Back in 2015, the Conservatives seriously considered bringing in a law which would have meant that people could just self declare that they are male or female and that would be recognised by the law. This would have happened if Brexit had not got in the way.
Maria Miller, who was the Secretary of State for Women and Equalities went through all the steps to make that the law. There was an inquiry by a select committee. All the witnesses seem to have been transgender rights activists. No women’s rghts campaigners were invited. There was a public consultation. At that point women’s rghts groups woke up.
As far as I can tell, Maria Miller survived Cameron standing down in 2016 but fell when May went in 2019.
The trans rights lobby expected self ID to become the law. At the forefront of the trans lobby is Stonewall. They run a number of different schemes whereby organisations and companies can show their support for “the LGBT community”. The entire public sector is signed up to their schemes. Nottinghamshire Police decided to withdraw from the scheme as it took up too much time. The Chief Constable stated that.

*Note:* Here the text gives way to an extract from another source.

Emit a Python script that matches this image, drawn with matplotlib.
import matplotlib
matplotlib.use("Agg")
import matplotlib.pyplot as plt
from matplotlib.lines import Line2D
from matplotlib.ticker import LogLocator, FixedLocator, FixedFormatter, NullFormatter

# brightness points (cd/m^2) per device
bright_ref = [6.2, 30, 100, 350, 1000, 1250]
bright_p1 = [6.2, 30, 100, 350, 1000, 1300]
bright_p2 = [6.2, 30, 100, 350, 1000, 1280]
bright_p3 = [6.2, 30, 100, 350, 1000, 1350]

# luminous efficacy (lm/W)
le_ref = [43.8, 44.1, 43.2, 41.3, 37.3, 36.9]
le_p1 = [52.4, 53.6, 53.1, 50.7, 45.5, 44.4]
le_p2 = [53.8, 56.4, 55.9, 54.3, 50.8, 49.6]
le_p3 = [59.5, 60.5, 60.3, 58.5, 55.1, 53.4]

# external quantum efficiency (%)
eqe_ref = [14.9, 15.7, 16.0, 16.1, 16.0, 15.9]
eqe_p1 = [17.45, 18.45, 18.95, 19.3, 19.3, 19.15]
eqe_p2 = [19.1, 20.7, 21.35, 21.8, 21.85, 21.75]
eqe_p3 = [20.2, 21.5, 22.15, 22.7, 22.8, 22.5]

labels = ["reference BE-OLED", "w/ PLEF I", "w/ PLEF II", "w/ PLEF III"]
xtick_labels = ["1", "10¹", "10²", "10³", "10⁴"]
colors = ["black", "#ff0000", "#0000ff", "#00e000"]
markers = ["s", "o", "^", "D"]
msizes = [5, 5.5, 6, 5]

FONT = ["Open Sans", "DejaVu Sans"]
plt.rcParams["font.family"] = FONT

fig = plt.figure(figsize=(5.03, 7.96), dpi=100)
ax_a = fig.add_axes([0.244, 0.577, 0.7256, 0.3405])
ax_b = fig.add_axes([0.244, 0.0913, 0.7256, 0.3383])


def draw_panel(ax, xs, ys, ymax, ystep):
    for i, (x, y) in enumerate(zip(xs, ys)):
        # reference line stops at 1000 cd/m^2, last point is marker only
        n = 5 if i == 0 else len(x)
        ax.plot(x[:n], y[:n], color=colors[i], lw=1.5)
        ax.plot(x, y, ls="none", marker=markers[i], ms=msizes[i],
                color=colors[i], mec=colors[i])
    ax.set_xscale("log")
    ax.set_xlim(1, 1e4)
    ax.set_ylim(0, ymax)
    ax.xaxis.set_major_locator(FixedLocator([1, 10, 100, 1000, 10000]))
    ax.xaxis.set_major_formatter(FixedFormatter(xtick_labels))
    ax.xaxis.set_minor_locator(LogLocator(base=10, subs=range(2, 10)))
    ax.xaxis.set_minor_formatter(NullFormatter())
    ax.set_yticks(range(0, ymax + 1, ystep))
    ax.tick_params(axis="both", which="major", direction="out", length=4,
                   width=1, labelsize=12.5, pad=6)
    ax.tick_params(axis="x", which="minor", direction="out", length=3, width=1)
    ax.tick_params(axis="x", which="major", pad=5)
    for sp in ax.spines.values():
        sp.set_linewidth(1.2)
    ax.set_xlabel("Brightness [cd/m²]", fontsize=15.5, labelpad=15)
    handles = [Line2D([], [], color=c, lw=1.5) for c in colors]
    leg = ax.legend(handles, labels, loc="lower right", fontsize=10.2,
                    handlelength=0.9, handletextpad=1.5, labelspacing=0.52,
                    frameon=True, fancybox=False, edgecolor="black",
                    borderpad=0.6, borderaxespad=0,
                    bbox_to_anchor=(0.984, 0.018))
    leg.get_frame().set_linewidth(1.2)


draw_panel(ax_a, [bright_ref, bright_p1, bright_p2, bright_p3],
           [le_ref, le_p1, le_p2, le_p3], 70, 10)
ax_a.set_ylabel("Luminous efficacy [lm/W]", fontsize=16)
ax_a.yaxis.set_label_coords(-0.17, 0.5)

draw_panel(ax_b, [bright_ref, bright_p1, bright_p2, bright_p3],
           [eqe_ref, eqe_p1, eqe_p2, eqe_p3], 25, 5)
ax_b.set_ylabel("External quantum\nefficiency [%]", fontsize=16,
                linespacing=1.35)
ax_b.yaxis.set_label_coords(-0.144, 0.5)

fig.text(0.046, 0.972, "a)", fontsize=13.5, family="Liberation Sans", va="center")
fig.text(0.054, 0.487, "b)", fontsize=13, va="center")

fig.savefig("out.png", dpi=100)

“Trans inclusion” means that people can self identity as whatever gender they want. They can then access services in accordance with their gender. That is not the law of this country. So we know that the entire public sector supports something which is not the law of this country. This helps to explain why public sector bodies have drawn up policies which embody trans inclusion and do not conform to the laws of this country.

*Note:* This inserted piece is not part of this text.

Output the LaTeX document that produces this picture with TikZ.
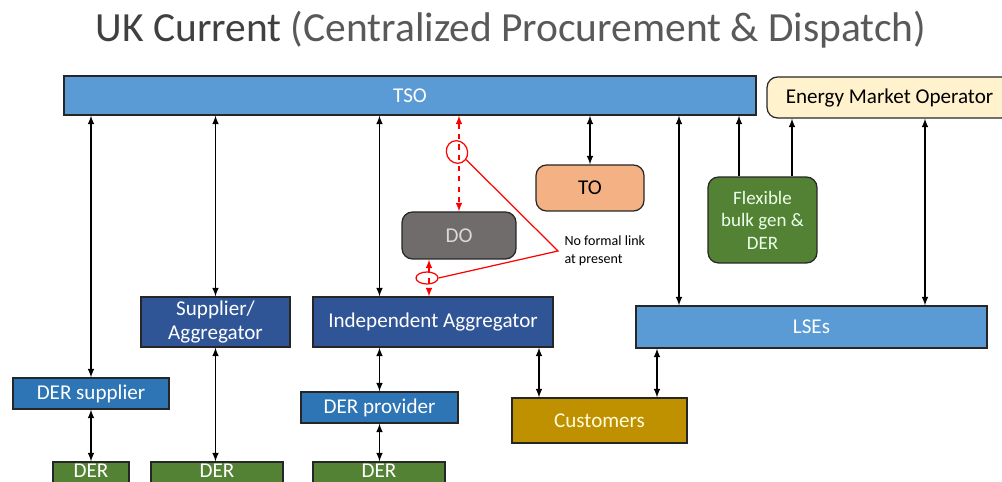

And when you have self ID as the official but unlawful policy of the public sector you get a conflict of rights. The trans lobby want the rights of women, which are clearly set out in law to be set aside.

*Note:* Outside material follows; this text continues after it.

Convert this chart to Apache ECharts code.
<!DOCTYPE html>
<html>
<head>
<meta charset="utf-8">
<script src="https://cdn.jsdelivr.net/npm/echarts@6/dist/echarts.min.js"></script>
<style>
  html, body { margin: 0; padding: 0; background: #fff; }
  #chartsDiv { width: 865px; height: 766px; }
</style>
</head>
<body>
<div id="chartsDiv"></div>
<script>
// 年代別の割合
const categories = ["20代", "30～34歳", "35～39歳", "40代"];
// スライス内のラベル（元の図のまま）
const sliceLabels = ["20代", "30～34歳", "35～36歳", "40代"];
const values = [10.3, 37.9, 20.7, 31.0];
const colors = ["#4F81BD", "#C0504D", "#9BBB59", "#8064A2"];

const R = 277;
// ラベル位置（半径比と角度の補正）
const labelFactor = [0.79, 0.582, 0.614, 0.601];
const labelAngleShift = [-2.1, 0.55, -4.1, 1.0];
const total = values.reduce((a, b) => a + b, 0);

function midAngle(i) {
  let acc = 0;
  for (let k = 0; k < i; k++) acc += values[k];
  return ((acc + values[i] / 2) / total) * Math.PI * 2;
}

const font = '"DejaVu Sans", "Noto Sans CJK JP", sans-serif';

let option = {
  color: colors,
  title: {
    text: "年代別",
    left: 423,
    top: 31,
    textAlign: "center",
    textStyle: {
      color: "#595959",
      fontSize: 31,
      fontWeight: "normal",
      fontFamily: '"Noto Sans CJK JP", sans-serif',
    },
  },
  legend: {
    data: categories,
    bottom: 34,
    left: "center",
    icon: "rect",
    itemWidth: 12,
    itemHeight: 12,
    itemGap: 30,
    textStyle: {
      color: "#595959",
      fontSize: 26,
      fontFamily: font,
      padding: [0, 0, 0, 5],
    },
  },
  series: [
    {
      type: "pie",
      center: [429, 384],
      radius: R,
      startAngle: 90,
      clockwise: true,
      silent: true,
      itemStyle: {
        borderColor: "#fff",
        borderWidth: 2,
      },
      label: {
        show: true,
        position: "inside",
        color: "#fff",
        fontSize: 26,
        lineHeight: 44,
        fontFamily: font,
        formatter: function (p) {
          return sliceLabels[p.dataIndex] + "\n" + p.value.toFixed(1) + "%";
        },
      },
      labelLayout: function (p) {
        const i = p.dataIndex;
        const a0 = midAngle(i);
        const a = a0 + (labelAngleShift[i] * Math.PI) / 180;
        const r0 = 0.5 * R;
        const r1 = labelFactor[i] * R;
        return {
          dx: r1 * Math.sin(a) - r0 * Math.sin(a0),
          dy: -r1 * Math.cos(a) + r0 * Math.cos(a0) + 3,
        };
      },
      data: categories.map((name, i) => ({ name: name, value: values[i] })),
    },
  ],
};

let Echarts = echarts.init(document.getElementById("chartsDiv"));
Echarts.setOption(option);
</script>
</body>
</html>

Liz Truss is expected to be a Trade Minister and Secretary of State for Women and Equalities. She has hinted via a leak to the press that she will not bring in self ID. She has also hinted that she will try to find a way to strengthen/clarify the rights of women.
We are expecting a formal announcement before the end of July.
I am very clear that when a citizen, or a group of people say whiskey distillers, or farmers or women or any other group feel that the government is infringing on their rights, that the solution is to bring a judicial review case.
There are a number of judicial review cases currently working their way through the courts. There is a case relating to the definition of hate crimes. There is a case relating to young people being prescribed puberty blockers. The hearing date for this case is 7 and 8 October 2020. There is a case relating to hate crime policies for schools. The CPS egged on by Stonewall think it should be a hate crime for teenage girls to object to boys who claim to identify as transgender to use their toilets. The case was stopped in the how that a settlement could be agreed. I believe there may be a second stage of the case that examines the role of Stonewall in public policy.
By the Autumn it should be much clearer what the law relating to trans and women’s rights is.
I hope is that a combination of clarity from Liz Truss and these various cases means that public sector bodies will withdraw policy documents they have drawn up which don’t comply with their law. There is no guarantee that they will do so. It seems likely that a judicial review may be needed to force them to do so.
Women’s Rights in Scotland
Scotland has a separate legal system from England. Under the Devolution Settlement some things are dealt with by the Scottish Parliament and some by the Westminster Parliament. Equalities law is something that is reserved to Westminster.
However in Scotland they have a law which relates to the representation of women on public boards. The board used to use the definition of woman contained in the Equality Act 2010. However, the Scottish Parliament recently decided to change the definition. The new definition is that a woman is anyone who identifies as a woman. Using that definition means you will have people like this (see below) taking all the places.
I believe that the change has recently taken effect. The fact is that the women in Scotland who oppose this new definition need to bring a legal challenge to it, basically now. There are strict time limits with these things. Thus far, women have not been very good at defending our rights through the courts, partly due to the cost and partly due to the fact that women obviously come in all sorts of shapes and sizes and are spread across all the political parties. We are not a homogenous group, like say fishermen or whiskey distillers.
Luckily in England and Wales we don’t have anything similar to this Scottish legislation. But we don’t want this definition of woman taking hold. I do wish the women in Scotland would get their act together and bring a challenge to the law, while there is still time.
Scotland is also drawing up a new hate crime law. It is obvious that the law will stifle free speech. We have the ridiculous situation where someone like JK Rowling who has made it clear that she supports women’s rights but is in now way anti trans, could find herself prosecuted for hate speech. If Scotland is going to be a one a party state with a government that wants to take it back to the seventeenth century when people with unpopular views were burnt at the stake, I would rather they became an independent country.